The wonders of love don’t just end there, though. A study tracking young women in love revealed the deep-rooted physiological changes that occur over the span of 2 years, and the results were truly astonishing! Being in love caused epigenetic changes through the genetic production of interferon, a protein typically mobilised to defend against viral invaders. These proteins were found to be up-regulated to bolster immune systems. So be kind to your partner, they might just be your unexpected knight in shining antiviral armour.
Yet another study examined the impacts of preoperative social conditions (a polite way of saying the relationship status) on the postoperative outcome of patients undergoing a CABG surgery to create a by-pass path for blood flow into the heart. Remarkably, results depicted correlation between love and longevity: those who were married during surgery were 2 and a half times more likely to still be living 15 years later, hinting at the life-saving and life-extending potential of love’s embrace. Now, isn’t that wholesome?
“Despite these tumultuous physiological and psychological changes, with time, the grasp of love begins to soften, and you don’t fall and faceplant in love, rather, ever so slowly – you begin to grow, dance, and thrive, choosing love”

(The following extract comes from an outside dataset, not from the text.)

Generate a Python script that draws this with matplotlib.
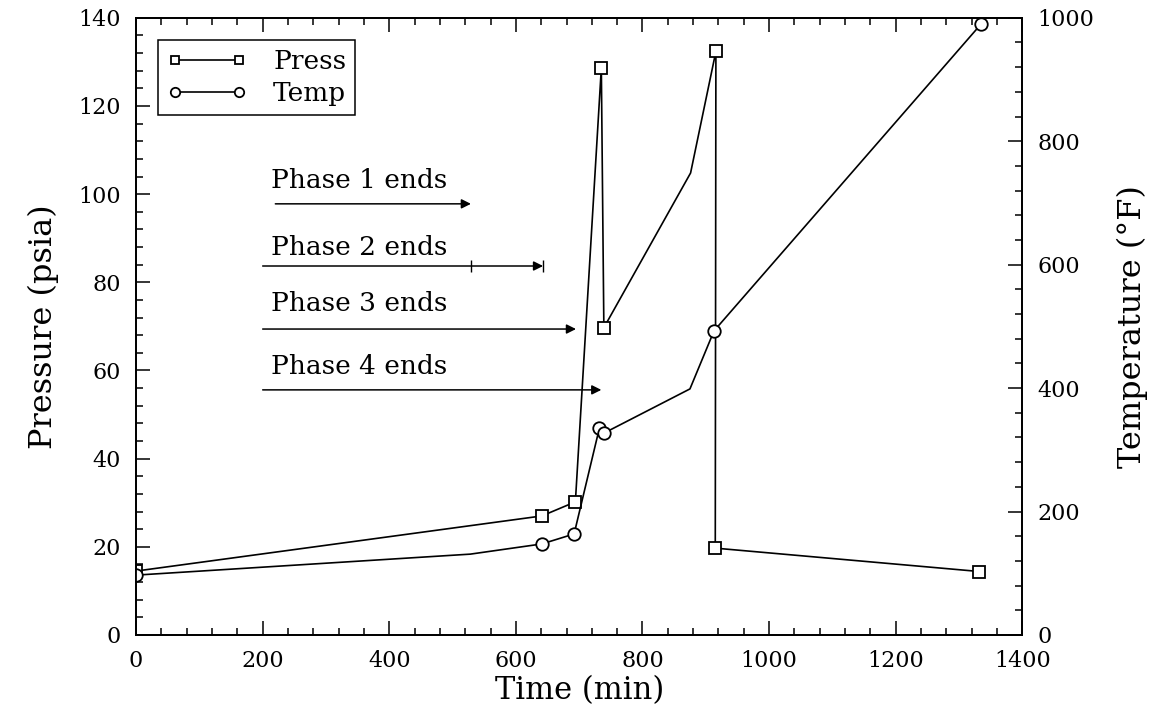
import matplotlib.pyplot as plt
from matplotlib.ticker import MultipleLocator

plt.rcParams.update({
    'font.family': 'DejaVu Serif',
    'xtick.direction': 'in',
    'ytick.direction': 'in',
})

# data
press_t = [0, 641, 694, 735, 739, 876, 916, 915, 1332]
press_p = [14.5, 27.0, 30.2, 128.6, 69.7, 104.8, 132.4, 19.7, 14.4]
press_mark = [0, 1, 2, 3, 4, 6, 7, 8]   # vertex at 876 has no marker

temp_t = [0, 528, 641, 692, 732, 739, 875, 913, 1335]
temp_f = [97, 131, 147.5, 163.7, 335.5, 327, 398.7, 492.7, 990]
temp_mark = [0, 2, 3, 4, 5, 7, 8]

phase_labels = ['Phase 1 ends', 'Phase 2 ends', 'Phase 3 ends', 'Phase 4 ends']
phase_end = [529, 643, 695, 735]
arrow_start = [220, 200, 200, 200]
arrow_y = [97.8, 83.7, 69.4, 55.6]
text_y = [103.2, 87.8, 75.3, 61.0]

fig = plt.figure(figsize=(11.63, 7.21), dpi=100)
ax = fig.add_axes([0.117, 0.1193, 0.762, 0.856])
ax2 = ax.twinx()

l1, = ax.plot(press_t, press_p, '-', color='black', lw=1.2,
              marker='s', markevery=press_mark, markersize=8,
              markerfacecolor='white', markeredgewidth=1.3, label='Press')
l2, = ax2.plot(temp_t, temp_f, '-', color='black', lw=1.2,
               marker='o', markevery=temp_mark, markersize=9,
               markerfacecolor='white', markeredgewidth=1.3, label='Temp')

# phase annotations
for lab, xe, xs, ya, yt in zip(phase_labels, phase_end, arrow_start, arrow_y, text_y):
    ax.annotate('', xy=(xe, ya), xytext=(xs, ya),
                arrowprops=dict(arrowstyle='-|>', lw=1.1, color='black',
                                mutation_scale=14, shrinkA=0, shrinkB=0))
    ax.text(213, yt, lab, fontsize=19, va='center', ha='left')
# small marks on the phase 2 arrow
ax.plot([phase_end[0], phase_end[1]], [arrow_y[1], arrow_y[1]], ls='none',
        marker='|', markersize=8, color='black', markeredgewidth=1)

ax.set_xlim(0, 1400)
ax.set_ylim(0, 140)
ax2.set_ylim(0, 1000)

ax.xaxis.set_major_locator(MultipleLocator(200))
ax.xaxis.set_minor_locator(MultipleLocator(40))
ax.yaxis.set_major_locator(MultipleLocator(20))
ax.yaxis.set_minor_locator(MultipleLocator(4))
ax2.yaxis.set_major_locator(MultipleLocator(200))
ax2.yaxis.set_minor_locator(MultipleLocator(40))

ax.tick_params(which='both', top=True, width=1.1)
ax.tick_params(which='major', length=10, labelsize=16, pad=11)
ax.tick_params(which='minor', length=5)
ax2.tick_params(which='both', width=1.1)
ax2.tick_params(which='major', length=10, labelsize=16, pad=11)
ax2.tick_params(which='minor', length=5)

for a in (ax, ax2):
    for s in a.spines.values():
        s.set_linewidth(1.3)

ax.set_xlabel('Time (min)', fontsize=22, labelpad=2)
ax.set_ylabel('Pressure (psia)', fontsize=23, labelpad=14)
ax2.set_ylabel('Temperature (°F)', fontsize=23, labelpad=16)

leg = ax2.legend([l1, l2], ['Press', 'Temp'], loc='upper left',
                 bbox_to_anchor=(0.025, 0.964), borderaxespad=0,
                 fontsize=19, numpoints=2, handlelength=3.0,
                 markerscale=0.75,
                 fancybox=False, framealpha=1, edgecolor='black',
                 borderpad=0.35, labelspacing=0.25, handletextpad=1.0)
leg.get_frame().set_linewidth(1.1)

fig.savefig('out.png', dpi=100)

This isn’t to say that the exasperatingly exhilarating journey of love isn’t without its trials. Anxious thoughts, a common adjuvant even in the healthiest of relationships, lead to a surge in cortisol levels, leading to serotonin dips and the obsessive ruminations characteristic of infatuation. Despite these tumultuous physiological and psychological changes, with time, the grasp of love begins to soften, and you don’t fall and faceplant in love, rather, ever so slowly – you begin to grow, dance, and thrive, choosing love.
As we settle on and with a partner, we rewire our brains and rewrite our paradigms. We tend to dampen negative emotions and critical judgement via the selection deactivation of certain neural pathways. To live and let live, with a sense of serenity, is the true potential of love when fostered well.
Even more remarkable (my last fun fact) is that molecules associated with love, like oxytocin, can repair a broken heart, quite literally. Our favourite cuddle hormone, when expressed in the myocardial tissue, promotes repair and reduces inflammation, highlighting its role in protection and self-healing. Love builds resistance. It helps you keep going, even through the darkest of days.
Love is the epitome of human existence, and its experience is craved and cherished by every part of our mind, body, and soul. So today go tell your favourite people, your partner, your parents, your best friend, how much you love and appreciate them, and let yourself savour the flavour of love.
With and in love, everything is everything, but better.